LOS ANGELES, United States (Kurdistan24) – For over a century, women in Iran have struggled to achieve gender equality, but to no avail. They are still officially subhuman in the eyes of the state.
Women are denied the right to divorce their husbands and gain custody of their children except under strict circumstances. They are unable to work or leave the country without their husband’s permission.
In fact, a woman cannot marry without her father or a male guardian’s authorization.
The over 100-year-old women’s rights movement has failed because of numerous pressing obstacles, including life under a theocratic government that severely suppresses any challenge to its “divine” rules.
However, an unacknowledged source of division among feminists in Iran is the ethnocentrism of the dominant group. Most female activists are either unaware that ethnicity and feminism intersect or are simply too afraid to discuss this important subject, which has become taboo.
Iran has long strived to assimilate ethnic and religious minorities within its borders, including Kurds, Baluch, Aazeris, Turkmans, Baha’is and Jews. Discussing the individuality of these groups frightens Iranians who believe that diversity would endanger their land by instigating separatist outlooks.
Separatism in Iran is not a political term; it equates with “treason.”
In their denial of intersectionality, women activists have turned into agents of patriarchy and reproduce national chauvinism. Since Iranians are under extensive pressure to assimilate, the majority of feminists have tied their cause to their mainstream views.
This is true even of some feminists born and raised outside of the capital. They strive to help the mainstream voice become the only voice addressing women’s plight. Since they feel it is the only powerful voice acknowledging the plight of women, they feel they should give the mainstream their allegiance and attention.
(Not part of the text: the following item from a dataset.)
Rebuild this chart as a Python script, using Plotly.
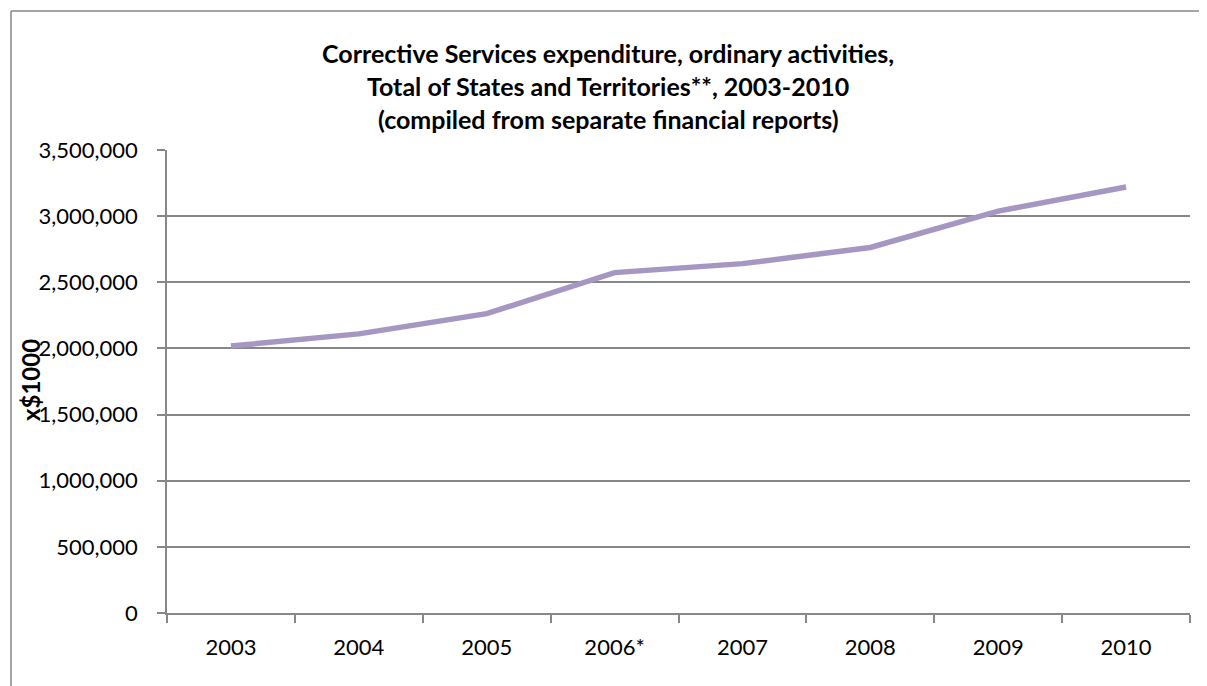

My Stealthy Freedom campaign during which women posted pictures of themselves on Facebook without a headscarf gained tremendous support. So did the campaign to allow women to enter sports stadiums, a place off-limits to female fans.
While these are worthwhile causes, activists need to understand that in a country where women suffer from the severe injustice of polygamy, suicide, female genital mutilations (FGM) and honor killing, pretty causes cannot be a priority.
That’s where the chasm lies. In the priorities.
It is still a common expectation in many provinces in Iran, including Azerbaijan and Kurdistan, that a young bride acquires a certificate of chastity from a gynecologist who examines her hymen.
A campaign to eliminate that practice is not marketable because the majority of women in the capital no longer have to deal with the humiliation of the “virginity” examination, and so it is not a pressing matter for them.
Also, this is more of a cultural problem than a political one because the government does not require the examination.
Moreover, giving this issue a voice would mean airing the dirty laundry of an already demonized nation that tries too hard to show the world it is westernized despite its theocratic government.
Another situation that needs immediate attention is the alarming statistics of female self-immolation in Kurdish villages in Iran.
For these women, who struggle with strict patriarchy, poverty and geo-political and domestic violence, the dramatic use of fire becomes their loudest cry for help and their only act of control over their bodies.
Additionally, marginalized women share ethnic subjugation with their men. Husbands and fathers who are oppressed themselves tend to be more violent with their female family members.
Overall, Kurdish women in Iran suffer from a tangled knot, a combination of ethnic, political, economic and gender oppression.
Provinces such as Sistan-o-Baluchestan, Khuzestan, Lorestan and Kurdistan–which are located near the borders of Iran and are home to non-Persian ethnic groups–flounder.
For the children in these regions, the first grade of elementary school is often a traumatic experience, since they have to learn literacy along with a new language.
That is an unrelenting matter for ethnic mothers while it is rarely an issue for a Persian feminist.
While marginalized activists acknowledge that all women in Iran are subject to discrimination, they believe that focusing only on the situation of the dominant group means turning a blind eye to the realities of life for millions of women who live outside of Tehran or in its slums.
A well-known Iranian feminist based in Europe was contacted to comment on intersectionality or its lack thereof and the multiple levels of oppression ethnic women in Iran suffer. She responded: “I am so sorry, but I am not interested to waste my time and energy to promote something that does not show minimum respect to what I believe in as feminist ethics [sic].”
She ignored follow-up requests to clarify what she meant by “something” and did not explain why discussing ethnicity and feminism would go against feminist ethics.
Thus, dominant Iranian feminists fail to observe or acknowledge the simultaneous oppression that underserved women experience.
As long as dominant Iranian feminists fail to see the ethnocentrism in their backyard and the simultaneity of oppression for the underprivileged, they are (unwitting) agents of patriarchy by reproducing national chauvinism.